«Justice est faite», avait déclaré le président Obama après la liquidation de ben Laden. « Justice sera faite », devrait-on dire, lorsque Ratko Mladic comparaîtra devant le Tribunal pénal international pour l’ex-Yougoslavie (TPIY) à La Haye, et seulement lorsque le jugement sera rendu. Deux approches de la justice vraiment très différentes, l’une américaine, l’autre européenne ! Il est vrai que si ben Laden et Mladic ont tous deux le sang de milliers d’innocents sur les mains, le dernier est hors d’état de nuire depuis 1995 tandis que le chef d’al-Qaïda continuait son djihad. Et à l’encontre du général bosno-serbe, il ne s’agit pas d’assouvir une vengeance. Mais de stabiliser les Balkans toujours fragiles, en mettant du baume sur les plaies des guerres civiles yougoslaves, en prouvant que les crimes de guerre ne restent pas impunis et en montrant les nationalismes sous leur forme la plus hideuse qui va jusqu’au génocide.
Ces considérations politiques et morales à l’origine du TPIY vont-elles atteindre leurs buts ? Pas sûr ! Selon un récent sondage, Mladic reste un héros pour 40% des Serbes, de même que Slobodan Milosevic. Encore le mois dernier, des manifestants ont violemment réclamé à Zagreb la libération du « héros » croate, le général Ante Gotovina, « purificateur ethnique » de la Krajina condamné à 25 ans de prison par le TPIY...

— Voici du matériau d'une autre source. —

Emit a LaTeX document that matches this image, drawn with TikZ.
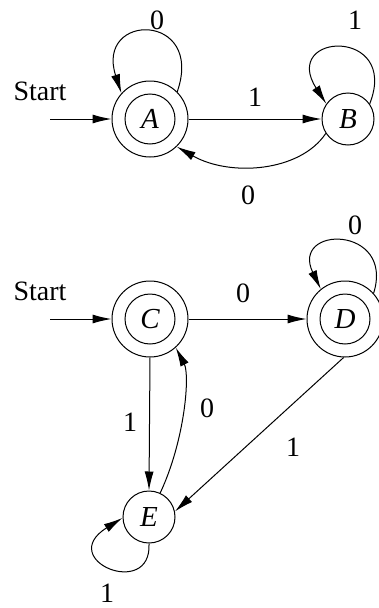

Qu’il ait fallu seize ans pour arrêter Mladic - en réalité vraiment recherché par la Serbie depuis 2008 seulement - prouve à quel point les « réseaux » de la guerre civile restent puissants, et partout dans les nouveaux États des Balkans, que les criminels présumés soient serbes, bosno-serbes, croates ou bosniaques musulmans. Partout, les complicités sont évidentes. Le cas Mladic est même exemplaire: l’homme ne se cachait guère et physiquement il n’a pas beaucoup changé depuis 1995. Parfaitement reconnaissable, Mladic a profité de protections haut placées, vraisemblablement dans l’armée...
Pour la Serbie, qui aura peut-être pour prix de sa coopération le statut de «candidate à l’UE», son arrestation est particulièrement délicate. Le procès pourrait prouver que le général accusé du massacre de Srebrenica n’était pas aux ordres du fantasque président bosno-serbe Radovan Karadzic mais dépendait de Belgrade dont il recevait les ordres, donc directement de Slobodan Milosevic et indirectement d’une kyrielle d’irrédentistes. Or ces hommes qui étaient pour le moins au courant jouent aujourd’hui encore un rôle non négligeable dans les partis politiques (reconvertis en « démocrates » ou non) et dans la société serbe. Un procès Mladic pourrait déraper dangereusement en devenant celui de la Serbie des années 1990. Avec les protagonistes de l’époque toujours aux affaires.
Un écueil à éviter absolument pour la tranquillité des Balkans. Et de toute l’Europe.